Avatar for cajunharmony
iVillage Member
Registered: 02-28-2001
Thu, 04-04-2013 - 3:01pm
Kat, I've decided to "let go and see what happens", as in, not as available when/if he does blow through. At this point, I think I pretty much know what's going on, but sometimes it just helps to write it out where you can go back and read it. Think I'm just going to keep things to myself for a while longer and just not be as accessible..

Mama Harmony

Avatar for cajunharmony
iVillage Member
Registered: 02-28-2001
Thu, 04-04-2013 - 2:58pm
AW, HELL no I wouldn't want to be in a relationship with him if the feelings weren't mutual. As far as the "being in love with forever", ykwim.
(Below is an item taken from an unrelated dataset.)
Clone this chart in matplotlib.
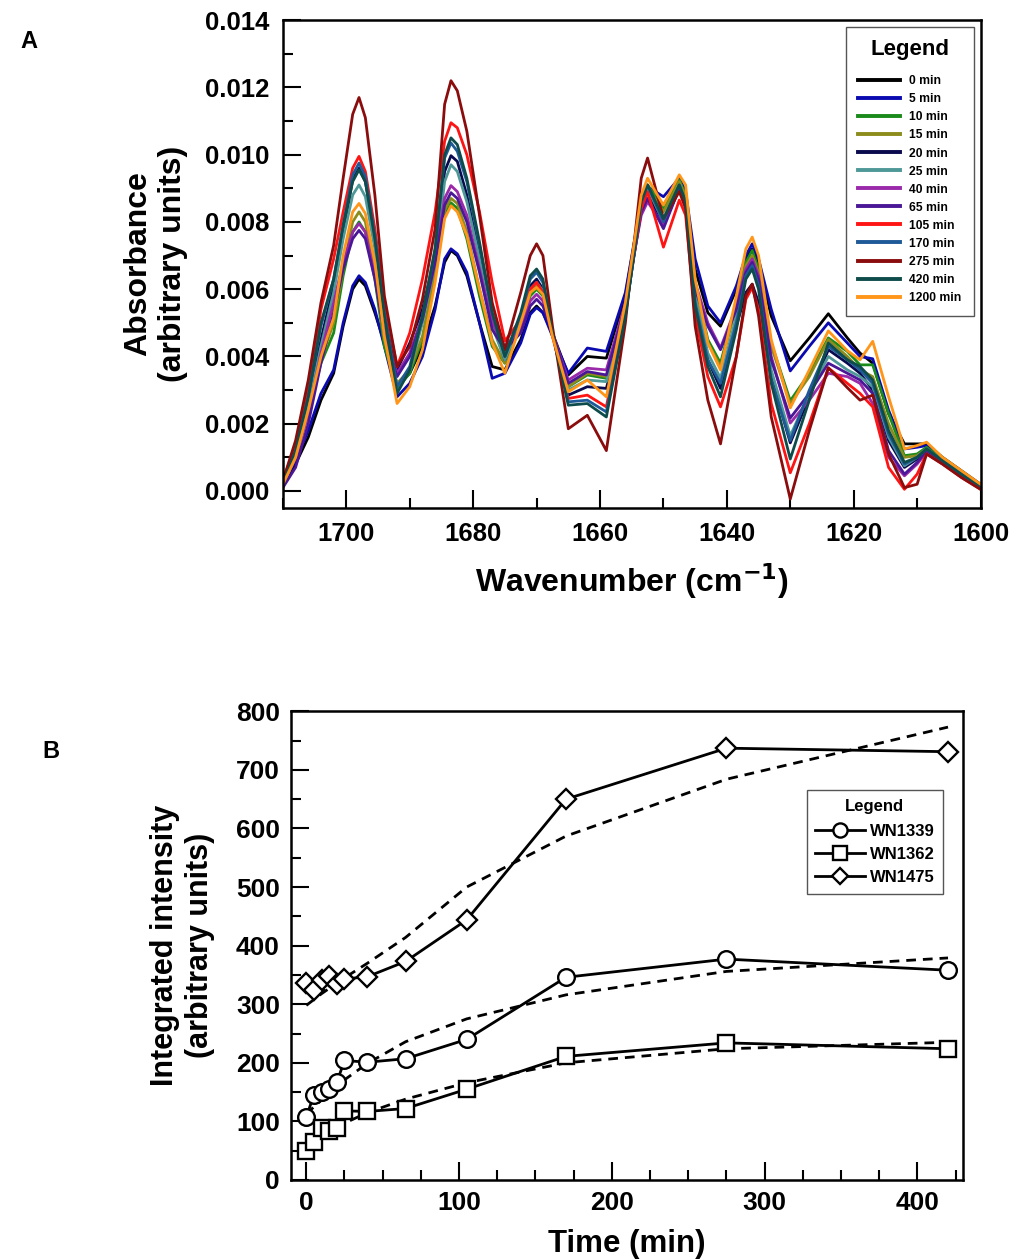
import numpy as np
import matplotlib
matplotlib.use("Agg")
import matplotlib.pyplot as plt
from matplotlib.ticker import MultipleLocator, FormatStrFormatter

plt.rcParams['font.family'] = ['Liberation Sans', 'DejaVu Sans']
plt.rcParams['font.weight'] = 'bold'

# ---- Panel A: FTIR spectra (absorbance x 1e-3) ----
wavenumber = [1710, 1708, 1706, 1704, 1702, 1700.5, 1699, 1698, 1697, 1695.5,
              1694, 1692, 1690, 1688, 1686, 1684.5, 1683.5, 1682.5, 1681, 1679,
              1677, 1675, 1672.5, 1671, 1670, 1669, 1667.5, 1665, 1662, 1659,
              1656, 1653.5, 1652.5, 1650, 1647.5, 1646.5, 1645, 1643, 1641, 1638.5,
              1637, 1636, 1635, 1633, 1630, 1627, 1624, 1621, 1619, 1617,
              1614.5, 1612, 1610, 1608.5, 1606, 1603, 1600]

time_labels = ["0 min", "5 min", "10 min", "15 min", "20 min", "25 min", "40 min",
               "65 min", "105 min", "170 min", "275 min", "420 min", "1200 min"]
colors = ["#000000", "#0a0ab0", "#1a8a1a", "#8c8c1c", "#0a0a4e", "#4f9898",
          "#9a2aaa", "#4a1896", "#ff1414", "#1f5a98", "#8a0c0c", "#0e4c4c", "#ff961a"]

abs_0 = [0.2, 0.8, 1.6, 2.7, 3.5, 4.9, 6.0, 6.3, 6.1, 5.3,
         4.4, 3.1, 3.5, 4.3, 5.5, 6.8, 7.15, 7.0, 6.4, 5.0,
         3.7, 3.6, 4.5, 5.3, 5.5, 5.3, 4.7, 3.45, 4.0, 3.95,
         5.8, 8.6, 9.0, 8.5, 9.2, 8.6, 6.6, 5.3, 4.9, 6.0,
         6.9, 7.2, 6.8, 5.2, 3.87, 4.55, 5.27, 4.55, 4.1, 3.8,
         2.3, 1.4, 1.4, 1.4, 1.0, 0.6, 0.2]
abs_5 = [0.2, 0.9, 1.8, 2.9, 3.6, 5.0, 6.1, 6.4, 6.2, 5.4,
         4.3, 2.8, 3.2, 4.0, 5.4, 6.9, 7.2, 7.05, 6.5, 5.0,
         3.35, 3.5, 4.4, 5.25, 5.45, 5.3, 4.6, 3.5, 4.25, 4.15,
         5.9, 8.6, 9.05, 8.75, 9.3, 8.9, 6.9, 5.5, 5.0, 6.1,
         7.0, 7.35, 6.9, 5.4, 3.57, 4.3, 5.0, 4.4, 4.0, 3.93,
         2.4, 1.25, 1.3, 1.35, 0.95, 0.55, 0.15]
abs_10 = [0.2, 1.0, 2.3, 3.8, 4.7, 6.4, 7.7, 8.0, 7.7, 6.3,
          4.3, 3.05, 3.5, 4.5, 6.4, 8.2, 8.57, 8.4, 7.5, 5.8,
          4.3, 3.8, 4.9, 5.8, 6.0, 5.8, 4.65, 3.1, 3.45, 3.35,
          5.5, 8.6, 9.1, 8.4, 9.25, 8.8, 6.2, 4.5, 3.8, 5.6,
          6.8, 7.15, 6.6, 4.4, 2.68, 3.5, 4.55, 4.15, 3.75, 3.75,
          2.3, 1.05, 1.1, 1.3, 0.95, 0.55, 0.15]
abs_15 = [0.2, 1.0, 2.4, 3.9, 5.0, 6.6, 8.0, 8.3, 8.0, 6.5,
          4.5, 3.2, 3.6, 4.6, 6.5, 8.35, 8.7, 8.55, 7.7, 6.0,
          4.5, 3.8, 4.9, 5.9, 6.1, 5.9, 4.7, 3.1, 3.5, 3.4,
          5.4, 8.5, 9.0, 8.3, 9.2, 8.75, 6.1, 4.4, 3.7, 5.5,
          6.7, 7.0, 6.5, 4.3, 2.6, 3.4, 4.5, 4.0, 3.6, 3.4,
          2.0, 1.0, 1.05, 1.25, 0.9, 0.5, 0.15]
abs_20 = [0.2, 1.1, 2.6, 4.5, 6.1, 7.7, 9.25, 9.6, 9.2, 7.6,
          5.3, 3.6, 4.4, 5.4, 7.0, 9.5, 9.97, 9.8, 8.8, 7.0,
          5.0, 3.9, 5.1, 6.1, 6.3, 6.0, 4.7, 2.85, 3.1, 3.05,
          5.3, 8.4, 8.9, 7.9, 9.0, 8.5, 5.6, 3.9, 3.05, 4.9,
          5.9, 6.15, 5.6, 3.4, 1.43, 2.8, 4.2, 3.8, 3.5, 3.0,
          1.5, 0.7, 0.95, 1.2, 0.9, 0.5, 0.15]
abs_25 = [0.2, 1.1, 2.5, 4.3, 5.9, 7.5, 8.8, 9.1, 8.75, 7.2,
          5.0, 3.1, 3.6, 5.0, 6.8, 9.2, 9.7, 9.5, 8.6, 6.9,
          4.9, 3.9, 5.0, 6.0, 6.2, 5.95, 4.7, 3.0, 3.3, 3.25,
          5.3, 8.5, 9.0, 8.0, 9.1, 8.6, 5.8, 4.1, 3.35, 5.2,
          6.5, 6.8, 6.2, 3.6, 1.64, 2.9, 4.0, 3.6, 3.4, 3.1,
          1.6, 0.75, 1.0, 1.25, 0.9, 0.5, 0.15]
abs_40 = [0.2, 1.0, 2.3, 4.1, 5.6, 6.8, 7.7, 7.95, 7.7, 6.4,
          4.7, 3.5, 4.1, 5.2, 7.0, 8.7, 9.08, 8.9, 8.2, 6.6,
          5.0, 4.3, 4.8, 5.65, 5.85, 5.65, 4.7, 3.3, 3.65, 3.6,
          5.6, 8.2, 8.6, 7.9, 9.0, 8.6, 6.2, 5.0, 4.25, 5.5,
          6.6, 6.9, 6.4, 4.0, 2.02, 2.7, 3.5, 3.4, 3.2, 2.6,
          1.0, 0.45, 0.8, 1.15, 0.85, 0.45, 0.1]
abs_65 = [0.1, 0.7, 2.0, 3.8, 5.3, 6.6, 7.5, 7.75, 7.5, 6.3,
          4.7, 3.4, 4.0, 5.1, 6.8, 8.5, 8.87, 8.7, 8.0, 6.5,
          4.8, 4.2, 4.7, 5.5, 5.7, 5.5, 4.7, 3.2, 3.55, 3.45,
          5.5, 8.3, 8.7, 7.8, 9.0, 8.55, 6.0, 4.9, 4.2, 5.4,
          6.5, 6.8, 6.3, 3.9, 2.17, 2.9, 3.8, 3.5, 3.3, 2.9,
          1.2, 0.5, 0.85, 1.2, 0.85, 0.45, 0.1]
abs_105 = [0.3, 1.4, 3.0, 5.4, 6.9, 8.3, 9.6, 9.95, 9.5, 7.8,
           5.6, 3.7, 4.7, 6.3, 8.3, 10.4, 10.95, 10.8, 10.0, 8.3,
           6.2, 4.46, 5.1, 6.0, 6.2, 5.9, 4.6, 2.75, 2.85, 2.5,
           5.4, 8.4, 8.9, 7.25, 8.65, 8.2, 5.2, 3.4, 2.5, 4.0,
           5.7, 6.05, 5.4, 2.6, 0.54, 2.0, 3.66, 3.2, 2.9, 2.5,
           0.7, 0.05, 0.5, 1.1, 0.8, 0.4, 0.05]
abs_170 = [0.2, 1.2, 2.8, 4.9, 6.3, 7.9, 9.4, 9.75, 9.35, 7.6,
           5.3, 3.1, 3.7, 5.2, 7.2, 9.9, 10.35, 10.1, 9.2, 7.3,
           5.3, 4.0, 5.2, 6.3, 6.5, 6.2, 4.7, 2.65, 2.7, 2.35,
           5.2, 8.6, 9.1, 8.0, 9.1, 8.6, 5.6, 3.9, 3.2, 5.0,
           6.4, 6.7, 6.1, 3.3, 1.5, 3.0, 4.3, 3.9, 3.6, 3.2,
           1.7, 0.8, 1.0, 1.25, 0.9, 0.5, 0.15]
abs_275 = [0.3, 1.5, 3.3, 5.6, 7.3, 9.3, 11.2, 11.7, 11.1, 8.8,
           5.8, 3.7, 4.3, 5.7, 7.8, 11.5, 12.2, 11.9, 10.7, 8.2,
           5.6, 4.2, 5.9, 7.0, 7.35, 7.0, 4.9, 1.85, 2.25, 1.2,
           5.0, 9.3, 9.9, 8.1, 8.9, 8.4, 4.9, 2.7, 1.4, 4.0,
           5.8, 6.15, 5.2, 2.2, -0.24, 1.8, 3.66, 3.07, 2.7, 2.85,
           1.1, 0.1, 0.2, 1.1, 0.8, 0.4, 0.05]
abs_420 = [0.2, 1.2, 2.8, 5.0, 6.3, 7.9, 9.2, 9.55, 9.2, 7.5,
           5.2, 2.9, 3.6, 5.2, 7.2, 10.0, 10.5, 10.3, 9.3, 7.4,
           5.3, 4.0, 5.3, 6.4, 6.6, 6.3, 4.7, 2.55, 2.6, 2.2,
           5.2, 8.6, 9.1, 8.1, 9.1, 8.6, 5.5, 3.7, 2.8, 4.8,
           6.3, 6.6, 6.0, 3.2, 0.95, 2.7, 4.4, 3.9, 3.7, 3.3,
           1.8, 0.85, 1.0, 1.25, 0.9, 0.5, 0.15]
abs_1200 = [0.2, 1.0, 2.4, 4.0, 5.15, 7.0, 8.3, 8.55, 8.25, 6.8,
            4.6, 2.6, 3.1, 4.2, 6.2, 8.1, 8.48, 8.3, 7.6, 6.0,
            4.4, 3.5, 5.0, 5.9, 6.05, 5.85, 4.6, 2.95, 3.3, 2.8,
            5.6, 8.8, 9.3, 8.5, 9.4, 9.1, 6.3, 4.4, 3.6, 5.8,
            7.2, 7.55, 7.0, 4.5, 2.47, 3.6, 4.76, 4.17, 3.9, 4.45,
            2.8, 1.25, 1.35, 1.45, 1.0, 0.6, 0.2]

spectra = [abs_0, abs_5, abs_10, abs_15, abs_20, abs_25, abs_40,
           abs_65, abs_105, abs_170, abs_275, abs_420, abs_1200]

# ---- Panel B: integrated intensities ----
time_min = [0, 5, 10, 15, 20, 25, 40, 65, 105, 170, 275, 420]
wn1339 = [108, 145, 151, 155, 167, 204, 201, 207, 240, 346, 377, 358]
wn1362 = [50, 65, 88, 84, 88, 118, 117, 122, 155, 211, 234, 224]
wn1475 = [337, 324, 341, 349, 335, 343, 347, 373, 444, 650, 737, 731]
fit1339 = [112, 125, 137, 149, 160, 171, 199, 236, 275, 316, 356, 379]
fit1362 = [60, 68, 76, 83, 90, 97, 115, 138, 166, 200, 224, 235]
fit1475 = [298, 308, 318, 327, 336, 345, 370, 414, 500, 587, 684, 773]

fig = plt.figure(figsize=(10.14, 12.6), dpi=100)

# Panel A
axA = fig.add_axes([0.279, 0.597, 0.688, 0.387])
wn = np.array(wavenumber)
for vals, c, lab in zip(spectra, colors, time_labels):
    axA.plot(wn, np.array(vals) * 1e-3, color=c, lw=2.0, label=lab,
             solid_joinstyle='round')
axA.set_xlim(1710, 1600)
axA.set_ylim(-0.0005, 0.014)
axA.xaxis.set_major_locator(MultipleLocator(20))
axA.xaxis.set_minor_locator(MultipleLocator(10))
axA.yaxis.set_major_locator(MultipleLocator(0.002))
axA.yaxis.set_minor_locator(MultipleLocator(0.001))
axA.yaxis.set_major_formatter(FormatStrFormatter('%.3f'))
axA.tick_params(which='major', direction='in', length=13, width=1.5, labelsize=18.5, pad=10)
axA.tick_params(which='minor', direction='in', length=7, width=1.5)
for sp in axA.spines.values():
    sp.set_linewidth(1.8)
axA.set_xlabel("Wavenumber (cm$^{\\mathbf{-1}}$)", fontsize=23, fontweight='bold', labelpad=11)
axA.set_ylabel("Absorbance\n(arbitrary units)", fontsize=23, fontweight='bold', labelpad=12)
legA = axA.legend(loc='upper right', bbox_to_anchor=(0.99, 0.986), title="Legend",
                  prop={'size': 8.7, 'weight': 'bold'}, handlelength=3.4,
                  handletextpad=0.8, labelspacing=0.5, borderpad=1.0,
                  fancybox=False, edgecolor='#555555', framealpha=1, borderaxespad=0)
legA.get_title().set_fontsize(16)
legA.get_title().set_fontweight('bold')
legA.get_frame().set_linewidth(1.0)
legA._legend_box.sep = 11
for h in legA.get_lines():
    h.set_linewidth(2.8)

# Panel B
axB = fig.add_axes([0.287, 0.0635, 0.663, 0.372])
for vals, fit, mk, lab in [(wn1339, fit1339, 'o', 'WN1339'),
                           (wn1362, fit1362, 's', 'WN1362'),
                           (wn1475, fit1475, 'D', 'WN1475')]:
    axB.plot(time_min, fit, color='black', lw=2.0, ls=(0, (3.5, 2.5)))
    ms = 10 if mk == 'D' else 12
    axB.plot(time_min, vals, color='black', lw=2.0, marker=mk, markersize=ms,
             markerfacecolor='white', markeredgewidth=1.7, label=lab)
axB.set_xlim(-10, 430)
axB.set_ylim(0, 800)
axB.xaxis.set_major_locator(MultipleLocator(100))
axB.xaxis.set_minor_locator(MultipleLocator(25))
axB.yaxis.set_major_locator(MultipleLocator(100))
axB.yaxis.set_minor_locator(MultipleLocator(50))
axB.tick_params(which='major', direction='in', length=13, width=1.5, labelsize=19, pad=8)
axB.tick_params(which='minor', direction='in', length=7, width=1.5)
for sp in axB.spines.values():
    sp.set_linewidth(1.8)
axB.set_xlabel("Time (min)", fontsize=22.5, fontweight='bold', labelpad=10)
axB.set_ylabel("Integrated intensity\n(arbitrary units)", fontsize=22, fontweight='bold', labelpad=15)
legB = axB.legend(loc='upper right', bbox_to_anchor=(0.97, 0.831), title="Legend",
                  prop={'size': 12, 'weight': 'bold'}, handlelength=3.0,
                  labelspacing=0.5, borderpad=0.5, fancybox=False, edgecolor='#555555',
                  framealpha=1, borderaxespad=0, handletextpad=0.3, markerscale=0.85)
legB.get_title().set_fontsize(12)
legB.get_frame().set_linewidth(1.0)
legB._legend_box.sep = 7

fig.text(20 / 1014, 1 - 42 / 1260, "A", fontsize=17, fontweight='bold', va='center')
fig.text(42 / 1014, 1 - 752 / 1260, "B", fontsize=17, fontweight='bold', va='center')

fig.savefig("out.png", dpi=100)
I think I've about sorted it all out in my head, and I'm just going to sit back and see what happens, especially if I'm not available every time he blows through town or stops by on a whim....

Mama Harmony

iVillage Member
Registered: 01-02-2008
Thu, 04-04-2013 - 1:30pm

I agree with Music and would def. be thinking if this person doesnt want the same thing as me and its been  years its time to move on..

Or it could be he sounds very non committal or commitment phobic.. and he loves you but in his own way but not ready to make that final leap to a committed relationship so he comes and goes when needed and wanted....

So I would think you have to make a decision to stay as is or let go for good..

iVillage Member
Registered: 11-28-1999
Thu, 04-04-2013 - 1:05pm

I think someone has to be the first one to speak.  Instead of the "what are your intentions for the future?" kind of thing, maybe you just have to be the one to tell him that you have developed feelings for him that are more than just a friend (I wouldn't start off by saying you have loved him forever) and see what he says.  You really want to know if he thinks more could develop or if he is definitely wanting to keep things just as friends.  Yes you might eventually lose the FWB, but think about it--if you are in love with a guy and he doesn't love you, would you still want to stay with him for years, wishing that he shared the same feelings?